Entertainment

Film review: Nomadland an achingly beautiful and poetic paean to solitude

Frances McDormand in Nomadland, a role for which she won Best Actress at the Academy Awards this week. The film also won the Best Film and Best Director Oscars
Frances McDormand in Nomadland, a role for which she won Best Actress at the Academy Awards this week. The film also won the Best Film and Best Director Oscars Frances McDormand in Nomadland, a role for which she won Best Actress at the Academy Awards this week. The film also won the Best Film and Best Director Oscars

NOMADLAND (12A, 107 mins) Drama/Romance. Frances McDormand, Linda May, Bob Wells, Charlene Swankie, David Strathairn, Melissa Smith, Peter Spears. Director: Chloe Zhao.

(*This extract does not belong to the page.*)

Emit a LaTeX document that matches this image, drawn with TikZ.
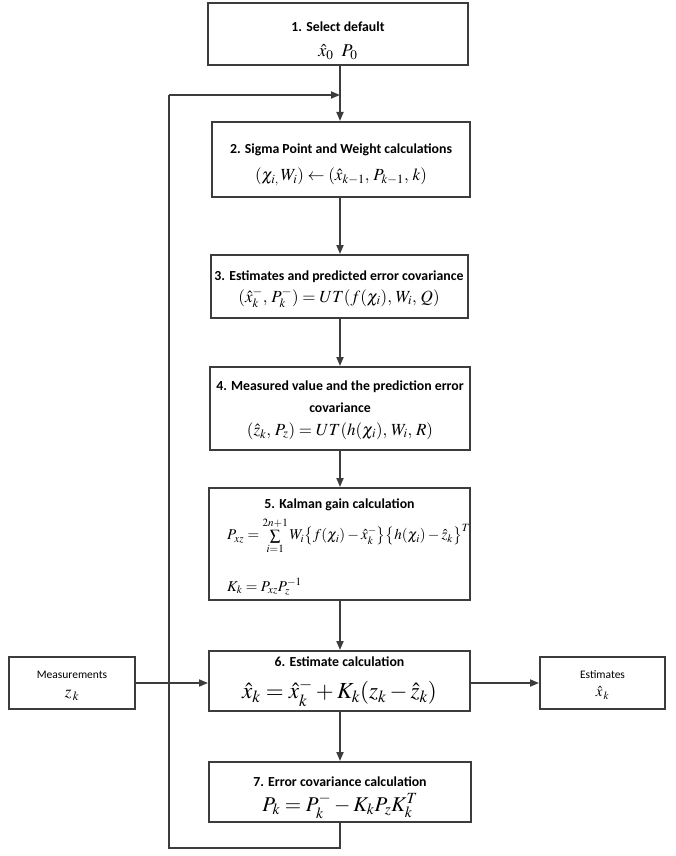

Released: April 30 (streaming exclusively on Disney+) and screening at UK & Irish cinemas from May 17

IN ONE of the naturalistic conversations tightly woven into the fabric of Nomadland, Bob Wells – a real-life trailblazer for the van-dwelling nomadic lifestyle – explains to Frances McDormand’s widow that members of his free-spirited community never say goodbye.

“We just say, ‘I’ll see you down the road’,” he softly professes.

It is impossible to say farewell to writer-director Chloe Zhao’s achingly beautiful and poetic paean to solitude inspired by Jessica Bruder’s non-fiction book Nomadland: Surviving America In The Twenty-First Century.

Directed, produced, written and edited by the Chinese-American film-maker, this delicate character study lingers fondly in the memory, dedicated to a generation of outsiders who have abandoned conventional living and created self-sufficient communities off the beaten track.

McDormand’s unselfconscious lead performance as a grieving vagabond on the fringes of American society is enriched by a non-professional supporting cast of real-life nomads.

Joshua James Richards’s exquisite cinematography captures tightly wound emotions in the majestic wilderness in every imaginable refraction of natural light, set to the haunting lament of composer Ludovico Einaudi’s score.

Zhao’s elegant script exercises restraint when feelings are most heightened: characters turn their backs on the past without fanfare and when one nomad dies, the tribe tosses rocks into an open fire in remembrance, causing embers to spew heavenwards into a starry firmament.

Nomadland opens with archive images of Empire, a prosperous mining town in the Black Rock Desert of northern Nevada. When the gypsum plant closed in 2011 the God-fearing community evaporated, leaving behind a graveyard of weather-beaten empty stores and company homes.

Sixty-something former worker Fern (McDormand) retrieves precious belongings from her storage locker before she hits snow-laden roads in a rusty white van. A seasonal job fulfilling orders at an Amazon warehouse tides her over.

One of Fern’s colleagues, Linda May (playing herself), quits the cacophonous shop floor for the serenity of a desert camp run by Bob Wells, which provides “a support network for people who need help now”.

Fern follows Linda May to sun-scorched Arizona, where she is embraced by dispossessed and displaced souls including David (David Strathairn) and Swankie (Charlene Swankie).

Moving between camps and temporary jobs, Fern is pricked with guilt by an overdue reunion with her sister (Melissa Smith) before she confronts the reality of life without her husband.

Using Fern as a dramatic fulcrum, Nomadland cherishes the enduring power of the human spirit on numerous soul-stirring detours without a clearly designated and potentially contrived final destination.

Zhao’s understated and profoundly moving trek into America’s economically ravaged heartland does not draw attention to its simple yet artful construction.

McDormand melts effortlessly into her surroundings, fiercely committed to authenticity in her role whether she is relieving herself in a bucket or tenderly recalling her father’s poignant mantra: “What’s remembered, lives.”

By that simple measure, Nomadland burns brightly.